The husband is leaving today for a week-long mission, so he wrote a long email yesterday before he left. Two paragraphs stood out as blogworthy...

The line for phones is HUGE! It doesn't look like I will be able to call tonight. What makes it worse is that I have to go out to XXXXX tomorrow for a week. So, if I don't get to call tonight, you won't hear my voice until next week. Emailing isn't bad though. I remind the guys about how hard we don't have it. Our grandparents generation fought in WWII where 1 in 4 died, hot food was unheard of and you didn't have waterproof jackets made of Gore tex. We finally got to the PX at FOB XXXX where one of the privates bought an X-box. Two of the others have TVs. I'd sure as hell like to get home as fast as possible, but it's not THAT bad. I guess I'm just frustrated at all the whining I'm hearing lately.

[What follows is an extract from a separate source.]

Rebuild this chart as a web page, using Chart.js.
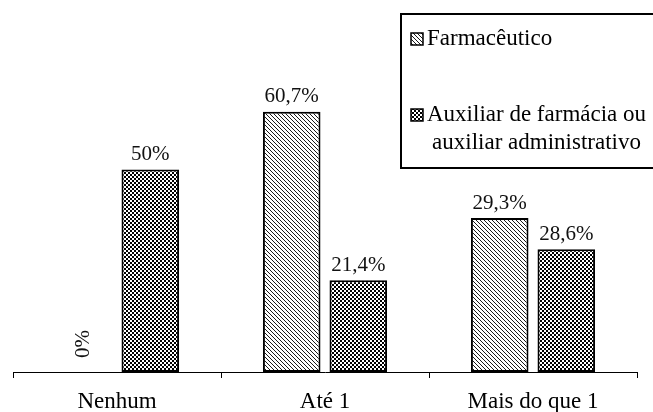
<!DOCTYPE html>
<html>
<head>
<meta charset="utf-8">
<script src="https://cdn.jsdelivr.net/npm/chart.js@4"></script>
<style>
  body { margin: 0; background: #fff; }
  #wrap { width: 653px; height: 412px; position: relative; }
</style>
</head>
<body>
<div id="wrap"><canvas id="BarChart"></canvas></div>
<script>
// data
var categories = ['Nenhum', 'Até 1', 'Mais do que 1'];
var seriesNames = ['Farmacêutico', 'Auxiliar de farmácia ou auxiliar administrativo'];
// bar heights as drawn
var farmValues = [0, 60.7, 35.9];
var auxValues = [47.2, 21.4, 28.6];
// printed labels on top of the bars
var farmLabels = ['0%', '60,7%', '29,3%'];
var auxLabels = ['50%', '21,4%', '28,6%'];

var FONT = '"Liberation Serif", "Times New Roman", serif';

function hatchPattern() {
    var c = document.createElement('canvas');
    c.width = 4; c.height = 4;
    var g = c.getContext('2d');
    g.fillStyle = '#fff';
    g.fillRect(0, 0, 4, 4);
    g.strokeStyle = '#000';
    g.lineWidth = 0.9;
    g.beginPath();
    g.moveTo(-1, -1); g.lineTo(5, 5);
    g.moveTo(-1, 3); g.lineTo(1, 5);
    g.moveTo(3, -1); g.lineTo(5, 1);
    g.stroke();
    return g.createPattern(c, 'repeat');
}

function checkerPattern() {
    var c = document.createElement('canvas');
    c.width = 4; c.height = 4;
    var g = c.getContext('2d');
    g.fillStyle = '#fff';
    g.fillRect(0, 0, 4, 4);
    g.fillStyle = '#000';
    g.fillRect(0, 0, 2, 2);
    g.fillRect(2, 2, 2, 2);
    return g.createPattern(c, 'repeat');
}

var fills = [hatchPattern(), checkerPattern()];
var valueLabels = [farmLabels, auxLabels];

// labels above the bars
var barLabels = {
    id: 'barLabels',
    afterDatasetsDraw: function(chart) {
        var ctx = chart.ctx;
        ctx.save();
        ctx.fillStyle = '#111';
        ctx.font = '21px ' + FONT;
        ctx.textAlign = 'center';
        ctx.textBaseline = 'middle';
        chart.data.datasets.forEach(function(ds, i) {
            chart.getDatasetMeta(i).data.forEach(function(bar, j) {
                var txt = valueLabels[i][j];
                if (ds.data[j] === 0) {
                    var w = ctx.measureText(txt).width;
                    ctx.save();
                    ctx.translate(bar.x, bar.y - 14 - w / 2);
                    ctx.rotate(-Math.PI / 2);
                    ctx.fillText(txt, 0, 0);
                    ctx.restore();
                } else {
                    ctx.fillText(txt, bar.x, bar.y - 15);
                }
            });
        });
        ctx.restore();
    }
};

// boxed legend at the top right
var boxLegend = {
    id: 'boxLegend',
    afterDraw: function(chart) {
        var ctx = chart.ctx;
        ctx.save();
        ctx.strokeStyle = '#000';
        ctx.lineWidth = 2;
        ctx.strokeRect(401, 14, 270, 154);

        ctx.font = '23px ' + FONT;
        ctx.fillStyle = '#000';
        ctx.textBaseline = 'middle';
        var entries = [
            { lines: ['Farmacêutico'], y: 39 },
            { lines: ['Auxiliar de farmácia ou', 'auxiliar administrativo'], y: 115 }
        ];
        entries.forEach(function(e, i) {
            ctx.fillStyle = fills[i];
            ctx.fillRect(411, e.y - 6, 12, 12);
            ctx.lineWidth = 1.5;
            ctx.strokeStyle = '#000';
            ctx.strokeRect(411, e.y - 6, 12, 12);
            ctx.fillStyle = '#000';
            var maxW = 0;
            e.lines.forEach(function(l) { maxW = Math.max(maxW, ctx.measureText(l).width); });
            ctx.textAlign = 'center';
            e.lines.forEach(function(l, k) {
                ctx.fillText(l, 427 + maxW / 2, e.y + k * 28);
            });
        });
        ctx.restore();
    }
};

var ctx = document.getElementById('BarChart').getContext('2d');
var myChart = new Chart(ctx, {
    type: 'bar',
    data: {
        labels: categories,
        datasets: [{
            label: seriesNames[0],
            data: farmValues,
            backgroundColor: fills[0],
            borderColor: '#000',
            borderWidth: 2,
            borderSkipped: false
        }, {
            label: seriesNames[1],
            data: auxValues,
            backgroundColor: fills[1],
            borderColor: '#000',
            borderWidth: 2,
            borderSkipped: false
        }]
    },
    options: {
        responsive: true,
        maintainAspectRatio: false,
        animation: false,
        events: [],
        categoryPercentage: 0.64,
        barPercentage: 0.865,
        layout: {
            padding: { top: 74, left: 13, right: 16, bottom: 0 }
        },
        plugins: {
            legend: { display: false },
            tooltip: { enabled: false }
        },
        scales: {
            x: {
                afterFit: function(scale) { scale.height = 40; },
                grid: {
                    display: true,
                    drawOnChartArea: false,
                    drawTicks: true,
                    tickLength: 6,
                    color: '#000',
                    lineWidth: 1,
                    offset: true
                },
                border: { display: true, color: '#000', width: 1 },
                ticks: {
                    color: '#000',
                    padding: 10,
                    font: { family: FONT, size: 23 }
                }
            },
            y: {
                display: false,
                min: 0,
                max: 69.5
            }
        }
    },
    plugins: [barLabels, boxLegend]
});
</script>
</body>
</html>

And later on down the email:

I haven't been doing as much reading as I thought I would. I still haven't
finished the Bernard Lewis book. I'm looking forward to the Christopher Hitchens book. If I hear one more private that didn't finish High School wax philisophic about the problems and OBVIOUS solutions to complex foreign policy problems, I'm going to scream.

Sounds like we're both dealing with under-informed co-workers! He closed by saying he was going to go read my blog; I'd bet you a DVD that makes him the only guy on his camp who gives up time communicating with his family to read the news instead. And I couldn't be happier.